- [PROBLEM DETAILS]:
Nothing outside the range from the line with "Convert this chart" to the line with "const ref = useRef<SVGSVGElement>(null)" belongs in the copy, and no pictures do either; repeat that range exactly.

- [SUPPLIED INFORMATION]:
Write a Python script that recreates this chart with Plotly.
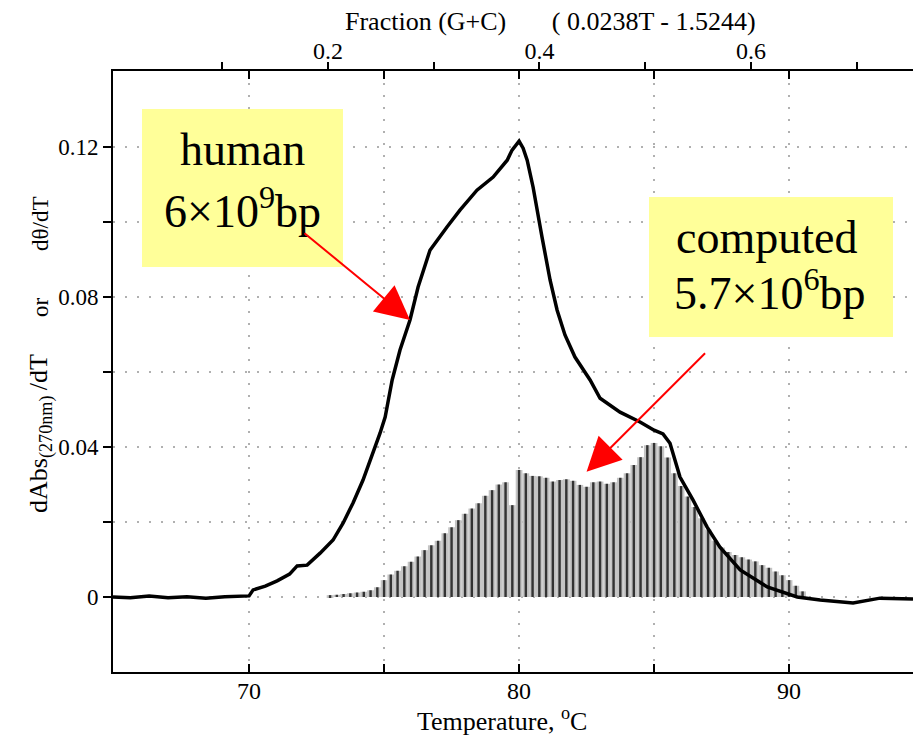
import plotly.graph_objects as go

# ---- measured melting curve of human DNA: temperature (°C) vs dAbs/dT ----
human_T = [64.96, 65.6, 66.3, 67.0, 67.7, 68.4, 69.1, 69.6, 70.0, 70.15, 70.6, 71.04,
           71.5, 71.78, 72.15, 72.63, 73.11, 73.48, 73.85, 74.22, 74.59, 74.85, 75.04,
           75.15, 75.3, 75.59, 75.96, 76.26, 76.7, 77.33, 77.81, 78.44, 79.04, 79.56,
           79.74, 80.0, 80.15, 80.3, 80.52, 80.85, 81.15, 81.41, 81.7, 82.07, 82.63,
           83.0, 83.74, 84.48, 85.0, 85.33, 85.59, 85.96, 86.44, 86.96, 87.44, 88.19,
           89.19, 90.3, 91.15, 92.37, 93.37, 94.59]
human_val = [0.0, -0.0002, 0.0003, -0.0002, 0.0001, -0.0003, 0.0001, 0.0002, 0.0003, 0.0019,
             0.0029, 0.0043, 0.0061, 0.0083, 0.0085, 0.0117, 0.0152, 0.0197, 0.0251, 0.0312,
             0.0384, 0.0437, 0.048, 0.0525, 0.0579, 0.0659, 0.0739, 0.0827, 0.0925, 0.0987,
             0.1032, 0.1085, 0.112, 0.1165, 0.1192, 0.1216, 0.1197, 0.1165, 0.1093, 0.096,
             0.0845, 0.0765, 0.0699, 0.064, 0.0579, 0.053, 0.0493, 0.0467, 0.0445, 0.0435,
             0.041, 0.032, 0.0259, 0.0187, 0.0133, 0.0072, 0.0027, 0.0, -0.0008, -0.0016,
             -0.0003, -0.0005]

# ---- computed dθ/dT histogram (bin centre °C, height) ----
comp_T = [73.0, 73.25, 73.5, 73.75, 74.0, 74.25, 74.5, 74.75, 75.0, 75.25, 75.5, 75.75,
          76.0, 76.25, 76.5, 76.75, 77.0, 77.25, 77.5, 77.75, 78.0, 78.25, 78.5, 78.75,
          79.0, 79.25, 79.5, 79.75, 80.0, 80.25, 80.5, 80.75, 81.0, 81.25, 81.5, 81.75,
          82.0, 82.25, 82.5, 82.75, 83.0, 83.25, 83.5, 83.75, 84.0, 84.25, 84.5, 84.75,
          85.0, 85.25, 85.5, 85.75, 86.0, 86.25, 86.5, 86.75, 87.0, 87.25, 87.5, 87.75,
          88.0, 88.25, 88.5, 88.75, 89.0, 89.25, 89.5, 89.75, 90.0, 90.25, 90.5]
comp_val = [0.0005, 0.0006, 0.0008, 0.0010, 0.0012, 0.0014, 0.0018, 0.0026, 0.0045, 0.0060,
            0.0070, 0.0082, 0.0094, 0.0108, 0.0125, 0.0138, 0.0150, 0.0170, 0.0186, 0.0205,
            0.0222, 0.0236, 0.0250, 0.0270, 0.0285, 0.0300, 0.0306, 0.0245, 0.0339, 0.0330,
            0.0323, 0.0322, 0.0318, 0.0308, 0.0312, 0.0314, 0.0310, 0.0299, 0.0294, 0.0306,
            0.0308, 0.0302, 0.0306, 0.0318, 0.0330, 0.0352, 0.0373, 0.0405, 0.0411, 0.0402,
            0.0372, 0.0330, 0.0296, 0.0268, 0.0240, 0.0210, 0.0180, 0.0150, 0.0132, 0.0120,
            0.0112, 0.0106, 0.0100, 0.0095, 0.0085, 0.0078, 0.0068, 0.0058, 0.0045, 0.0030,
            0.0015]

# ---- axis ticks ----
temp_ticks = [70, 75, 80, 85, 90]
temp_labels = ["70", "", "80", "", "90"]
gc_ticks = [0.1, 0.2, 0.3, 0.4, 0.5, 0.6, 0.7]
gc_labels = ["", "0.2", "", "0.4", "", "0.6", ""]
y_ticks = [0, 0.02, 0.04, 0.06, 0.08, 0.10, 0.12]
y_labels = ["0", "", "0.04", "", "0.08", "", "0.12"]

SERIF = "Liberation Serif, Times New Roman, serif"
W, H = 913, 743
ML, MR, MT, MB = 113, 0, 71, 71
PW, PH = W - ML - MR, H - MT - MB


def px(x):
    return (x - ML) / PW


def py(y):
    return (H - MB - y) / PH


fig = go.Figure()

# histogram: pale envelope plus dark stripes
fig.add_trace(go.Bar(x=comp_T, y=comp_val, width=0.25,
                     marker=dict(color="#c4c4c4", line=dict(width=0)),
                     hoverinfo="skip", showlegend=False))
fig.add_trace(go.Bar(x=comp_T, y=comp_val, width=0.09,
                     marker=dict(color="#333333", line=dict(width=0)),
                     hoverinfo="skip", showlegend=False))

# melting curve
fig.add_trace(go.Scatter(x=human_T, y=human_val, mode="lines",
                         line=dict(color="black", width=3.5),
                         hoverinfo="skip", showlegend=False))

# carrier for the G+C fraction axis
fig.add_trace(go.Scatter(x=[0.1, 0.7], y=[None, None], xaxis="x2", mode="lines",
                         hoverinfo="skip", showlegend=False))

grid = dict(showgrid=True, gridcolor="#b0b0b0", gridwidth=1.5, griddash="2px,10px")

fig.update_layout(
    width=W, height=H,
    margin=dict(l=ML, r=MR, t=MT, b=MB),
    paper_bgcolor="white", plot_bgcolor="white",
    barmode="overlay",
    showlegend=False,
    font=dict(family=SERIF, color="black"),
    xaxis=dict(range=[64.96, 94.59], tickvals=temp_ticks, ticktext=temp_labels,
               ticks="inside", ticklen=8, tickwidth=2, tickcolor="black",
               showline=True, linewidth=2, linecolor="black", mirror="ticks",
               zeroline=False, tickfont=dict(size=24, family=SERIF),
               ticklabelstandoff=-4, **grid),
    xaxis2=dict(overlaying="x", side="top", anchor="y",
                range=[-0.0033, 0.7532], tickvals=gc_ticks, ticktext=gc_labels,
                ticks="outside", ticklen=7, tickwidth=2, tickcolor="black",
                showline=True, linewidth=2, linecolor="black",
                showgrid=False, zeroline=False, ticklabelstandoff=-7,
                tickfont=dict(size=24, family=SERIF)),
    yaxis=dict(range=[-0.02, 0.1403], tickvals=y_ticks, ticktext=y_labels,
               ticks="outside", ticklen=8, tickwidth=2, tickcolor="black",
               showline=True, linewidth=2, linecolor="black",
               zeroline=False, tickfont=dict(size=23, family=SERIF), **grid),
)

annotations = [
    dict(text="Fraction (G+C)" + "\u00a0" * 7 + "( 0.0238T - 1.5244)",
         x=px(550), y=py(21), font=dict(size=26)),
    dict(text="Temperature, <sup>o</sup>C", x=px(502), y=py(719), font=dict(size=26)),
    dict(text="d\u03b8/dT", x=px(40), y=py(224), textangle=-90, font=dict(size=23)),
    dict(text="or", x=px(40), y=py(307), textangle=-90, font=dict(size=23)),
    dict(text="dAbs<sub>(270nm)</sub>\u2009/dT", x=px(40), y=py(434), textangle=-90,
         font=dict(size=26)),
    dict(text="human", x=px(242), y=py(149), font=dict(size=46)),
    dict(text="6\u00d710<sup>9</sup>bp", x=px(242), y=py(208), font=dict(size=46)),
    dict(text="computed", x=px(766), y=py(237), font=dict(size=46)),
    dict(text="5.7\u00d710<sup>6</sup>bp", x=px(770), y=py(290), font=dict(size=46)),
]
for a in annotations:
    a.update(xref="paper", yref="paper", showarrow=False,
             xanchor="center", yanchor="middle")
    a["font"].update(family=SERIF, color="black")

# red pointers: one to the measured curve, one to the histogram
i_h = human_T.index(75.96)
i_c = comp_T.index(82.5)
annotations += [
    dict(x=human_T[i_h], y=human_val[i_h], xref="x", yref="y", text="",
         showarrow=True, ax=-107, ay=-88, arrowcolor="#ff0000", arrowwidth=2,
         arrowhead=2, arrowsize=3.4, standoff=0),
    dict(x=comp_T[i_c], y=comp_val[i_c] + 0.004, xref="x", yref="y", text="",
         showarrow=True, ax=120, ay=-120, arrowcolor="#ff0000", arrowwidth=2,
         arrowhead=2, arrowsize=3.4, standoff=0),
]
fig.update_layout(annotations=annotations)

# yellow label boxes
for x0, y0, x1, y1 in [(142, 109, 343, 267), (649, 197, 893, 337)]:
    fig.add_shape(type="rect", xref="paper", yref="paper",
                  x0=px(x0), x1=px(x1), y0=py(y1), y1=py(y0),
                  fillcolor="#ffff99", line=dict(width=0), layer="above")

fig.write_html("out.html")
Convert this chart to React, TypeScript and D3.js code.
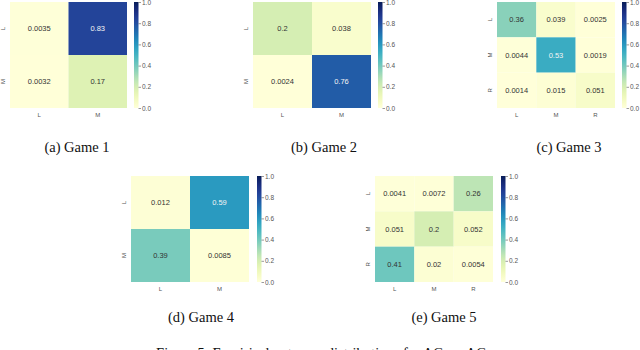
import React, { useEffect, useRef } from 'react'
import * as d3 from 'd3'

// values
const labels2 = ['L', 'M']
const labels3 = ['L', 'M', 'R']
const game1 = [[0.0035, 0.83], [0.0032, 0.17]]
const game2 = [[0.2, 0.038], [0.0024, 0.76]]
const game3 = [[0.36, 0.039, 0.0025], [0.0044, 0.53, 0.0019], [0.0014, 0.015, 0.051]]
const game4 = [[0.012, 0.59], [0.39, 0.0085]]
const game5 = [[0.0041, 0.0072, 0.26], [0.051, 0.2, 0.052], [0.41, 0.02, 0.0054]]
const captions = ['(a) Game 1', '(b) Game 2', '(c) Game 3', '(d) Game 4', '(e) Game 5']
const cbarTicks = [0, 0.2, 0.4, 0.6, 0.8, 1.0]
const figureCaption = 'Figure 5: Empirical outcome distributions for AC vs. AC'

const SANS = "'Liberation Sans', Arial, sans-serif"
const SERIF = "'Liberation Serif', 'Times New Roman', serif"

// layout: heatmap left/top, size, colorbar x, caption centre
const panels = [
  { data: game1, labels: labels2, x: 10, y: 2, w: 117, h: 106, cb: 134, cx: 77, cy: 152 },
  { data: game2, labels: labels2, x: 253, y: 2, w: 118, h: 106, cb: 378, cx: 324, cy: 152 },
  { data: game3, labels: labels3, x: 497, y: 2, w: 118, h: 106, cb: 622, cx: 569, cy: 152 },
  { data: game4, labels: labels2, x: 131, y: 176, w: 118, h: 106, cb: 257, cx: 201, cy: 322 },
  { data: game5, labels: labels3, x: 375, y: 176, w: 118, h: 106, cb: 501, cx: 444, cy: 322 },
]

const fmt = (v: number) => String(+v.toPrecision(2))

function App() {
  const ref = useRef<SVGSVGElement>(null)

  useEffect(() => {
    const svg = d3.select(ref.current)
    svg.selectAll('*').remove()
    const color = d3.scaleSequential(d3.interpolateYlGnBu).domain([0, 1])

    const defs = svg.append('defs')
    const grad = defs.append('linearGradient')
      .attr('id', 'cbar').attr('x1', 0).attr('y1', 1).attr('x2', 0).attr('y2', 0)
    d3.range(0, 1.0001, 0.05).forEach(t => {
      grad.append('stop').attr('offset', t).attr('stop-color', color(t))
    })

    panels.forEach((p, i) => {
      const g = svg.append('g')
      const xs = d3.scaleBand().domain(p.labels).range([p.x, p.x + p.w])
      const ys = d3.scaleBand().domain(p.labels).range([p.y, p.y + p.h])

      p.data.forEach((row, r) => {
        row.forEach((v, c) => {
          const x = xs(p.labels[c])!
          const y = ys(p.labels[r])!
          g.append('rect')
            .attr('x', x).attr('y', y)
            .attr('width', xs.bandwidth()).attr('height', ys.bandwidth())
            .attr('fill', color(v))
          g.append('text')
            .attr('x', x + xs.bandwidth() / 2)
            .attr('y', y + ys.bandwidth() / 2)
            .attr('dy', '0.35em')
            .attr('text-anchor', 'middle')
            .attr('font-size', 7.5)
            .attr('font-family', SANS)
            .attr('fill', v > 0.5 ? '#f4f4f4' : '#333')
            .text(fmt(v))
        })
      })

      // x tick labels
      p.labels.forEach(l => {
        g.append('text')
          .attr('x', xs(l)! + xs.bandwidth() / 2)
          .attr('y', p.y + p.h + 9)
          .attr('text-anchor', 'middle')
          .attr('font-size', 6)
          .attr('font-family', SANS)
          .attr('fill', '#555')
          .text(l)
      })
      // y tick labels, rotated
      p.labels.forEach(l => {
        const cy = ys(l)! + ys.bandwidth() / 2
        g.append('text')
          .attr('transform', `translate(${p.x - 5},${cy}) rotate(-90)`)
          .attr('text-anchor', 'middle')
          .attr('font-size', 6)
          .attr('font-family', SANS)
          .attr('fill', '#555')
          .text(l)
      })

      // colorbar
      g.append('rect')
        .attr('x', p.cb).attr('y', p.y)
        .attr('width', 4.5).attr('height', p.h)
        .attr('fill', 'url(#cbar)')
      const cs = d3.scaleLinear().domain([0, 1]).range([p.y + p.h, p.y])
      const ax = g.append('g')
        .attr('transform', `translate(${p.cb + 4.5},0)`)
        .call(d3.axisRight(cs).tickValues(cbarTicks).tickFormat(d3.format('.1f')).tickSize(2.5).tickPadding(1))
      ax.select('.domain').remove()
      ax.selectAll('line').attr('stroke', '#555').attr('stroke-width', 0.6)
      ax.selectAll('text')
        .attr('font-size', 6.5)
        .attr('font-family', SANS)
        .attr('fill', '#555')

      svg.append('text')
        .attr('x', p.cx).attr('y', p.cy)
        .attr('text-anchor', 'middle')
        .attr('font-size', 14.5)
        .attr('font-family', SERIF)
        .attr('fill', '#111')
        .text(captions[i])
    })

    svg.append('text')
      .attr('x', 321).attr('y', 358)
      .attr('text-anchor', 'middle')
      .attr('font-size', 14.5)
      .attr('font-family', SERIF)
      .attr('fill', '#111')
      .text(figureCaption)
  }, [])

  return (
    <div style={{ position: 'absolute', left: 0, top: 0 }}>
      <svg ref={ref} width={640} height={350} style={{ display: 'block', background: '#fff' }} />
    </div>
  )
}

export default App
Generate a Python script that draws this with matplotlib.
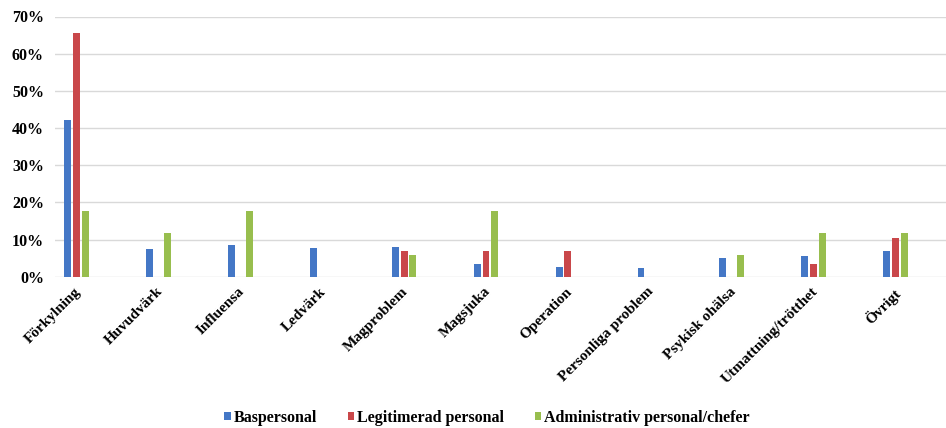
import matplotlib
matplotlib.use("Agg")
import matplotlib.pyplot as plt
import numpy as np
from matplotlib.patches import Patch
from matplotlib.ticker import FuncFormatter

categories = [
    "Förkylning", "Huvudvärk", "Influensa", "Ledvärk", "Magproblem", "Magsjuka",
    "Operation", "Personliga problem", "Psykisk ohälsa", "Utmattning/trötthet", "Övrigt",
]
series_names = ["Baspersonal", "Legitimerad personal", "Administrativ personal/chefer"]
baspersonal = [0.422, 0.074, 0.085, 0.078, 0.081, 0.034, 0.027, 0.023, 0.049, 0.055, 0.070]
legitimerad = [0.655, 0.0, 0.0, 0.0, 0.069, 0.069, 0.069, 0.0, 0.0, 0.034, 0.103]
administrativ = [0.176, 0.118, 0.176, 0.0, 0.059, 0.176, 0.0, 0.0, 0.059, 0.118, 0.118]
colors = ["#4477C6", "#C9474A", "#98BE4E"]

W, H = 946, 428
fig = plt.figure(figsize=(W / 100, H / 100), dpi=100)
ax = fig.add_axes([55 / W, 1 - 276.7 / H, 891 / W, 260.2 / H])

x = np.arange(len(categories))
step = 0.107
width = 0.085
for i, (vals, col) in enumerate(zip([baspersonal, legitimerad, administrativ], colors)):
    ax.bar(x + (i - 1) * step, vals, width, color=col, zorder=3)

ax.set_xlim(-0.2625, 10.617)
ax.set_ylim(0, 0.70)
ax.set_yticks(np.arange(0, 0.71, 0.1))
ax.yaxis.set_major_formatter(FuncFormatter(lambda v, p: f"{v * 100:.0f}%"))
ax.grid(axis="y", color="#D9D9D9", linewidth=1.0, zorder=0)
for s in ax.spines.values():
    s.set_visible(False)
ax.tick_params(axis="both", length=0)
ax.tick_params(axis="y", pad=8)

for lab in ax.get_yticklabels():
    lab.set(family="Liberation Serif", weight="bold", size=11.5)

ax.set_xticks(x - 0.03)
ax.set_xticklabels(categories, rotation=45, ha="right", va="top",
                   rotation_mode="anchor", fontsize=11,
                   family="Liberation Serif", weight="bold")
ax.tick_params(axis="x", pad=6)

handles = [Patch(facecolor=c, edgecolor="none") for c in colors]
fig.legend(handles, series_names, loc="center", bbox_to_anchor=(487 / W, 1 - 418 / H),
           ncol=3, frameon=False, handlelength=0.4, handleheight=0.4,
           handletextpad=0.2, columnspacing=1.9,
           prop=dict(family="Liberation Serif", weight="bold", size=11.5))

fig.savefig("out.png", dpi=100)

- [THE REPLY]:
Convert this chart to React, TypeScript and D3.js code.
import React, { useEffect, useRef } from 'react'
import * as d3 from 'd3'

// values
const labels2 = ['L', 'M']
const labels3 = ['L', 'M', 'R']
const game1 = [[0.0035, 0.83], [0.0032, 0.17]]
const game2 = [[0.2, 0.038], [0.0024, 0.76]]
const game3 = [[0.36, 0.039, 0.0025], [0.0044, 0.53, 0.0019], [0.0014, 0.015, 0.051]]
const game4 = [[0.012, 0.59], [0.39, 0.0085]]
const game5 = [[0.0041, 0.0072, 0.26], [0.051, 0.2, 0.052], [0.41, 0.02, 0.0054]]
const captions = ['(a) Game 1', '(b) Game 2', '(c) Game 3', '(d) Game 4', '(e) Game 5']
const cbarTicks = [0, 0.2, 0.4, 0.6, 0.8, 1.0]
const figureCaption = 'Figure 5: Empirical outcome distributions for AC vs. AC'

const SANS = "'Liberation Sans', Arial, sans-serif"
const SERIF = "'Liberation Serif', 'Times New Roman', serif"

// layout: heatmap left/top, size, colorbar x, caption centre
const panels = [
  { data: game1, labels: labels2, x: 10, y: 2, w: 117, h: 106, cb: 134, cx: 77, cy: 152 },
  { data: game2, labels: labels2, x: 253, y: 2, w: 118, h: 106, cb: 378, cx: 324, cy: 152 },
  { data: game3, labels: labels3, x: 497, y: 2, w: 118, h: 106, cb: 622, cx: 569, cy: 152 },
  { data: game4, labels: labels2, x: 131, y: 176, w: 118, h: 106, cb: 257, cx: 201, cy: 322 },
  { data: game5, labels: labels3, x: 375, y: 176, w: 118, h: 106, cb: 501, cx: 444, cy: 322 },
]

const fmt = (v: number) => String(+v.toPrecision(2))

function App() {
  const ref = useRef<SVGSVGElement>(null)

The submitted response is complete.